You have a thousand priorities, a backlog of tasks, a hundred unread emails. Is there really only one bottleneck? And if so, how can you figure out what it is?
Gary Keller in his book “The ONE Thing” has an elegant solution to this, written in the form of a question:
“What is the ONE Thing you can do such that by doing it everything else will be easier or unnecessary?”
So. Freaking. Good. Simple but not easy to do, as it requires real thinking and tradeoffs.
Every week I ask myself this question. And every day I try to make progress attacking my business’s bottleneck. I assume that if I keep doing this every day, we’ll be successful in the end.
But here’s the surprising thing about attacking bottlenecks, applied to building your business:
Attacking the bottleneck -> unpredictable results
I might be able to guess where the next bottleneck would be in a factory setting. “Well, when Step 1 moves faster, Step 3 is almost as slow as Step 1, so we probably want to start thinking about how we’ll speed up Step 3.”
But even in a factory setting, I’m likely to be surprised at where the next bottleneck emerges. Who knew the input processing for Step 4 would get overwhelmed because of a change we made in Step 1?
When you apply ToC to a software company, the complexity explodes. Software businesses have so many additional variables compared to the (relative) simplicity of a manufacturing line.
When you attack today’s bottleneck, the implications are often surprising and unexpected. Tomorrow’s bottleneck emerges when you solve today’s.
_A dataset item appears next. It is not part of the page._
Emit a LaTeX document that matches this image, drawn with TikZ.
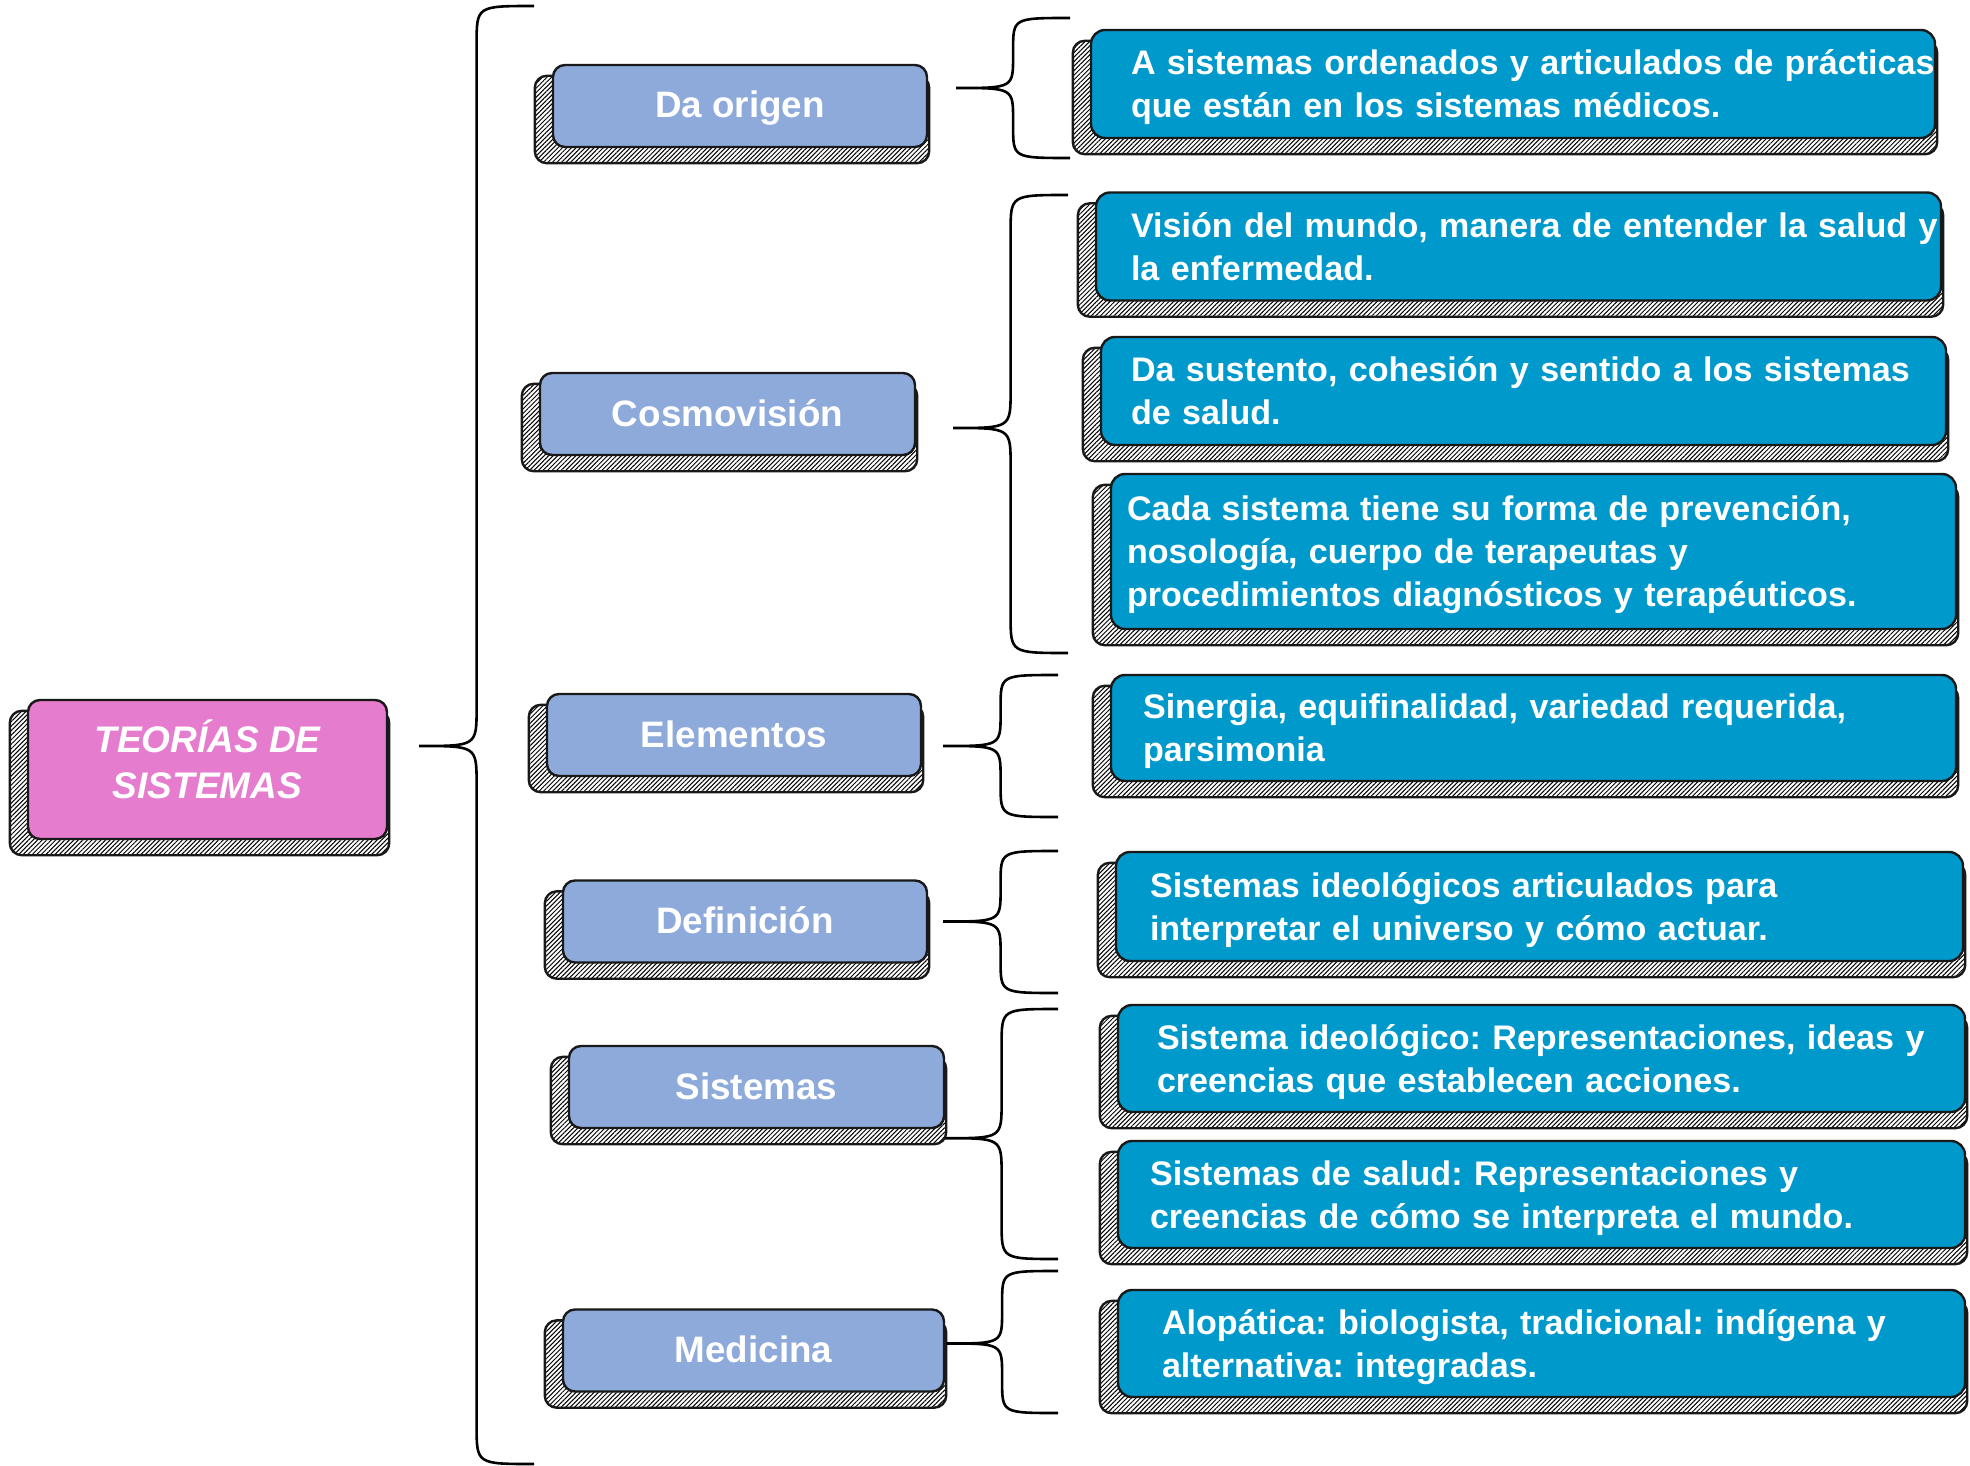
\documentclass[tikz,border=0pt]{standalone}
\usepackage{fontspec}
\setmainfont{Liberation Sans}
\usetikzlibrary{calc,backgrounds,patterns.meta}
\definecolor{rosa}{HTML}{E67CCE}
\definecolor{lila}{HTML}{8EAADB}
\definecolor{turquesa}{HTML}{0099CC}
\frenchspacing
\hfuzz=60pt
\newcommand{\sombra}[1]{%
  \draw[sombreado] ([xshift=-8.5pt,yshift=-6pt]#1.north west) rectangle ([xshift=0.5pt,yshift=-7.5pt]#1.south east);}
\newcommand{\llave}[4]{%
  \draw[llave] let \p1=(#1), \p2=(#2), \p3=(#3), \p4=($(#1)!.5!(#2)$) in
    (\p2) .. controls (\x4,\y2) .. (\x4,\y2-#4)
    -- (\x4,\y1+#4) .. controls (\x4,\y1) .. (\p1)
    .. controls (\x4,\y1) .. (\x4,\y1-#4)
    -- (\x4,\y3+#4) .. controls (\x4,\y3) .. (\p3);}
\newcommand{\renglones}[1]{\raisebox{-1.8pt}[\height][\depth]{\begin{tabular}{@{}l@{}}#1\end{tabular}}}
\begin{document}
\begin{tikzpicture}[x=0.5pt,y=-0.5pt]
\tikzset{caja/.style={draw=black!90,line width=1.2pt,rounded corners=6pt,text=white}}
\tikzset{raiz/.style={caja,fill=rosa,align=center,font=\bfseries\itshape\fontsize{18.5}{23}\selectfont,minimum width=179.5pt,minimum height=69.5pt,text depth=10pt}}
\tikzset{rama/.style={caja,fill=lila,font=\bfseries\fontsize{18.4}{22}\selectfont,minimum height=41pt,minimum width=#1,text height=12.5pt,text depth=0.5pt}}
\tikzset{hoja/.style 2 args={caja,fill=turquesa,rounded corners=7pt,align=left,font=\bfseries\fontsize{17.05}{21.5}\selectfont,minimum height=54pt,inner xsep=#1,text width=#2}}
\tikzset{sombreado/.style={draw=black!90,line width=1.2pt,rounded corners=6pt,pattern={Lines[angle=45,distance=1.6pt,line width=0.5pt]}}}
\tikzset{llave/.style={draw=black,line width=1.3pt}}
\useasboundingbox (0,0) rectangle (1970,1466);

\node[raiz] (raiz) at (207.5,769.5) {TEORÍAS DE\\SISTEMAS};

\node[rama=187pt] (origen) at (740,106) {Da origen};
\node[rama=187.5pt] (cosmo) at (727.5,414) {Cosmovisión};
\node[rama=187pt] (elem) at (734,735) {Elementos};
\node[rama=182pt] (defi) at (745,921.5) {Definición};
\node[rama=187.5pt] (siste) at (756.5,1087) {Sistemas};
\node[rama=190.5pt] (medi) at (753.5,1350.5) {Medicina};

\node[hoja={20pt}{382pt}] (h1) at (1513,84) {\renglones{A sistemas ordenados y articulados de prácticas\\que están en los sistemas médicos.}};
\node[hoja={17.5pt}{387.5pt}] (h2) at (1518.5,246.5) {\renglones{Visión del mundo, manera de entender la salud y\\la enfermedad.}};
\node[hoja={15pt}{392.5pt}] (h3) at (1523.5,391) {\renglones{Da sustento, cohesión y sentido a los sistemas\\de salud.}};
\node[hoja={8pt}{406.5pt},minimum height=77.5pt] (h4) at (1533.5,551.5) {\renglones{Cada sistema tiene su forma de prevención,\\nosología, cuerpo de terapeutas y\\procedimientos diagnósticos y terapéuticos.}};
\node[hoja={16pt}{390.5pt},minimum height=53pt] (h5) at (1533.5,728) {\renglones{Sinergia, equifinalidad, variedad requerida,\\parsimonia}};
\node[hoja={17pt}{389.5pt},minimum height=54.5pt] (h6) at (1539.5,906.5) {\renglones{Sistemas ideológicos articulados para\\interpretar el universo y cómo actuar.}};
\node[hoja={19.5pt}{384.5pt},minimum height=53.5pt] (h7) at (1541.5,1058.5) {\renglones{Sistema ideológico: Representaciones, ideas y\\creencias que establecen acciones.}};
\node[hoja={16pt}{391.5pt},minimum height=53.5pt] (h8) at (1541.5,1194.5) {\renglones{Sistemas de salud: Representaciones y\\creencias de cómo se interpreta el mundo.}};
\node[hoja={22pt}{379.5pt},minimum height=53.5pt] (h9) at (1541.5,1343.5) {\renglones{Alopática: biologista, tradicional: indígena y\\alternativa: integradas.}};

\begin{scope}[on background layer]
\foreach \n in {raiz,origen,cosmo,elem,defi,siste,medi,h1,h2,h3,h4,h5,h6,h7,h8,h9}
  {\sombra{\n}}
\end{scope}

\coordinate (p0) at ([xshift=15.5pt,yshift=11.75pt]raiz.east);
\coordinate (s0) at (534,6);
\coordinate (i0) at (534,1464);
\coordinate (p1) at ([xshift=14pt,yshift=9pt]origen.east);
\coordinate (s1) at (1070,18);
\coordinate (i1) at (1070,158);
\coordinate (p2) at ([xshift=18.5pt,yshift=-7pt]cosmo.east);
\coordinate (s2) at (1068,195);
\coordinate (i2) at (1068,653);
\coordinate (p3) at ([xshift=10.5pt,yshift=-5.5pt]elem.east);
\coordinate (s3) at (1058,675);
\coordinate (i3) at (1058,817);
\coordinate (p4) at ([xshift=7.5pt]defi.east);
\coordinate (s4) at (1058,851);
\coordinate (i4) at (1058,993);
\coordinate (p5) at ([yshift=-4.5pt]siste.south east);
\coordinate (s5) at (1058,1009);
\coordinate (i5) at (1058,1259);
\coordinate (p6) at ([xshift=0.5pt,yshift=3.5pt]medi.east);
\coordinate (s6) at (1058,1271);
\coordinate (i6) at (1058,1413);

\llave{p0}{s0}{i0}{19pt}
\llave{p1}{s1}{i1}{16pt}
\llave{p2}{s2}{i2}{18.5pt}
\llave{p3}{s3}{i3}{16pt}
\llave{p4}{s4}{i4}{16pt}
\llave{p5}{s5}{i5}{18pt}
\llave{p6}{s6}{i6}{16pt}
\end{tikzpicture}
\end{document}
Here’s my company’s experience:
We realized that one part of our franchisee recruiting product was The Bottleneck - If we wanted to grow and increase our customer satisfaction scores, we needed to expand companies’ talent networks instead of relying on their own applicant flows.
Cool! But then as we attacked this problem… strange things started happening. We started getting feedback from potential customers that we hadn’t expected or heard before.
We realized that by attacking one particular bottleneck, our pitch to new customers and our pricing model were no longer coherent to customers and needed to change. What?!
This has become the new bottleneck, one that we’re attacking. It will cause another bottleneck to emerge, which we will also attack. And on.
Can you plan for this?
“Planning is guessing.” - Jason Fried, Basecamp
Each time a new bottleneck emerges, parts of our backlogs and plans become outdated if not irrelevant.
Butt there’s nuance here. Don’t make the mistakes of today’s business ideologues - the Soviet Planners and Blank Slate Agilistas. They have the intellectual nuance of Patrick Star:
The Soviet Planner assumes that her plans create reality. She spends her time creating detailed forecasts and goals and descriptions of how things will be. If it works in theory, it works in practice. All that matters is reasoning from first principles. And getting that project management / lean six sigma certification.
The Blank Slate Agilista assumes that you know literally nothing, that everything is learned through experimentation. We only know exactly what we have learned through the narrow confines of our experiments; draw no conclusions, test everything.
You cannot plan for or reason to everything, just as you cannot test everything. Your world is unpredictable and messy; your plans will fail and your experiments will give you (at best) conflicting data that require leaps of faith.
When thinking about the Theory of Constraints and how it applies to business:
Bottlenecks emerge
Observing and solving bottlenecks demands thinking, assumptions, and some planning
As you learn, much of your previously written backlogs and plans become irrelevant. But as you attack bottlenecks, new plans and and backlogs become necessary.
How much should you plan? How should you handle backlogs? To what fidelity should you make forecasts? And to what extent should you just get out there and learn by doing?
The answer as I see it: It depends on you being real about how much you actually know and what you can reasonably assume. The implications of what you don’t know could be massive (e.g., “The bottleneck is how to pitch our solution to customers so it makes sense to them.”) or relatively small (e.g., “The bottleneck is increasing the conversion rate on our landing page for a product that’s profitable and delighting customers.”)
In summary: The Buffalo Bills are the AFC East Champions.